If you want to make your own fabric handles, take each 5″ x 24″ piece of fabric (I used Fabric B) and lay the strips of interfacing and batting down the middle. Finish one long side of each handle by turning under 1/4″ and stitching. Fold raw edge over facing/batting; then overlap finished edge over that and stitch down the middle of the handle from one end to the other. (Mine didn’t end up being right down the middle, so I ran another line of stitching, just to make it look better). Pin these handles to the right side of the outer bag (Fabric A) as in the photo. Baste into place. Put the outer bag inside the bag lining (Fabric B), being sure to keep handles tucked inside. Pin together. Stitch along the top side (5/8″ seam allowance) through all thickness of fabric, handles, interfacing, etc., all the way around. Trim interfacing close to stitching.
Now your bag is almost completely finished!
7. Finishing touches
Through that opening in the bag lining you left, reach through and pull out the outer bag. Hand-stitch the opening shut with a blind-stitch. You could use a slip-stitch as well. It doesn’t really matter because you won’t see it inside your bag. Push the bag lining back into the outer bag. Now the zipper pocket and divided pocket will be inside the bag. Topstitch along the top edge of the bag to make it look nicer and lay better.
Now that you know how to make your own travel bag, you can show it off on your next trip…or use it for everyday shopping!

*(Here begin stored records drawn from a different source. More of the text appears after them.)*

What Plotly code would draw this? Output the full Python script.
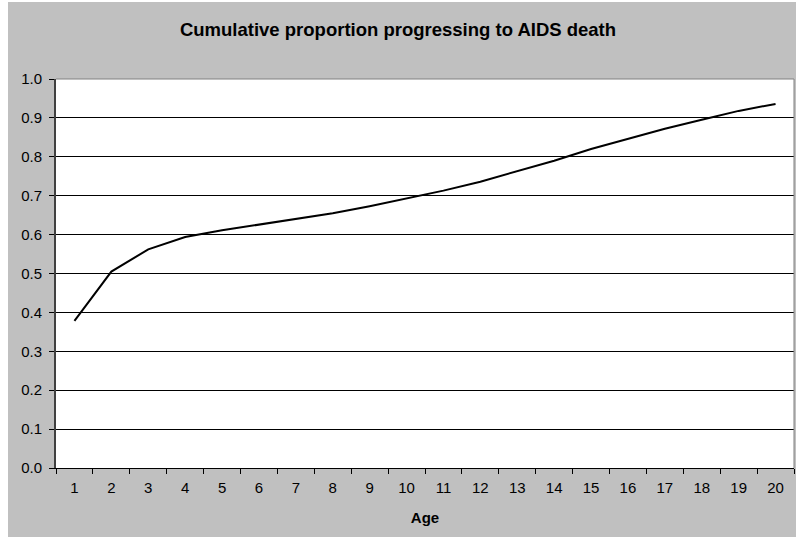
import plotly.graph_objects as go

# Age in years and the cumulative proportion progressing to AIDS death
ages = [str(a) for a in range(1, 21)]
cum_prop = [0.378, 0.505, 0.562, 0.594, 0.611, 0.626, 0.640, 0.655, 0.673, 0.693,
            0.713, 0.736, 0.763, 0.790, 0.820, 0.847, 0.872, 0.895, 0.918, 0.936]
y_ticks = [round(i * 0.1, 1) for i in range(11)]

W, H = 796, 539
L, R, T, B = 56, 2, 79, 71
PW, PH = W - L - R, H - T - B


def px(x):
    return (x - L) / PW


def py(y):
    return (H - B - y) / PH


FONT = "Liberation Sans, Arial, sans-serif"
GRAY = "#c0c0c0"

fig = go.Figure()
fig.add_trace(go.Scatter(
    x=ages, y=cum_prop, mode="lines",
    line=dict(color="black", width=2),
    showlegend=False, hoverinfo="skip",
))

shapes = [
    # white margins around the grey chart area
    dict(type="rect", xref="paper", yref="paper", x0=px(0), x1=px(8), y0=py(H), y1=py(0),
         fillcolor="white", line=dict(width=0), layer="below"),
    dict(type="rect", xref="paper", yref="paper", x0=px(0), x1=px(W), y0=py(2), y1=py(0),
         fillcolor="white", line=dict(width=0), layer="below"),
    dict(type="rect", xref="paper", yref="paper", x0=px(0), x1=px(W), y0=py(H), y1=py(537),
         fillcolor="white", line=dict(width=0), layer="below"),
    # plot area frame (top and right)
    dict(type="line", xref="paper", yref="paper", x0=0, x1=1, y0=1, y1=1,
         line=dict(color="#808080", width=1)),
    dict(type="line", xref="paper", yref="paper", x0=1, x1=1, y0=0, y1=1,
         line=dict(color="#808080", width=1)),
]

fig.update_layout(
    width=W, height=H,
    margin=dict(l=L, r=R, t=T, b=B, pad=0),
    paper_bgcolor=GRAY, plot_bgcolor="white",
    font=dict(family=FONT, size=15, color="black"),
    title=dict(text="<b>Cumulative proportion progressing to AIDS death</b>",
               x=0.5, xref="container", xanchor="center",
               y=1 - 30 / H, yref="container", yanchor="middle",
               font=dict(family=FONT, size=18.5, color="black")),
    shapes=shapes,
    xaxis=dict(
        type="category", categoryorder="array", categoryarray=ages,
        range=[-0.5, len(ages) - 0.5],
        tickson="boundaries", ticks="outside", ticklen=5, tickcolor="black",
        showline=True, linecolor="black", linewidth=1,
        showgrid=False, zeroline=False,
        tickfont=dict(size=15), ticklabelstandoff=6,
        title=dict(text="<b>Age</b>", font=dict(size=15), standoff=17),
    ),
    yaxis=dict(
        range=[0, 1], tickvals=y_ticks, tickformat=".1f",
        ticks="outside", ticklen=5, tickcolor="black",
        showline=True, linecolor="#404040", linewidth=2,
        showgrid=True, gridcolor="black", gridwidth=1,
        zeroline=False, tickfont=dict(size=15), ticklabelstandoff=4,
    ),
)

fig.write_html("out.html")
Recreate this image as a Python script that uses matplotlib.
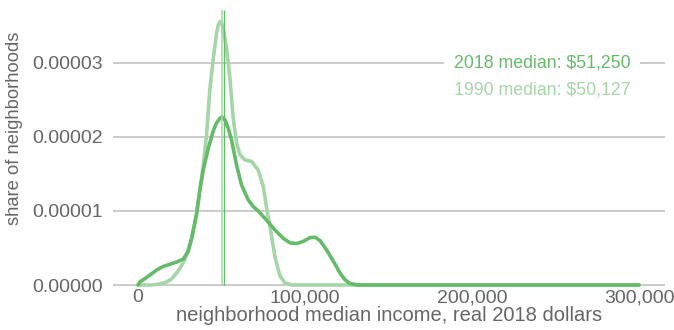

The nice thing about this bag is that it’s lightweight, roomy, and difficult for anyone else to get to when it’s on your shoulder and tucked under your arm. If someone were to slash the bottom of the bag, you wouldn’t lose the valuables you’d stowed in the zipper pocket!
Want to know what I keep in my bag when I’m traveling? My passport and money goes in the zipper pocket. The divided pocket holds a comb, pencils/pens, and a water bottle. In the bottom of the bag, I might have a pair of flats and a lightweight sweater, plus a folding umbrella for rain. I’d probably have a few granola bars or other snacks, and my travel journal. In the outside pocket, I would stash postcards and stamps, maps or printed confirmations, and anything I wanted to grab in a hurry like a metro pass.
What do you carry with you when you’re traveling? What can you not be without?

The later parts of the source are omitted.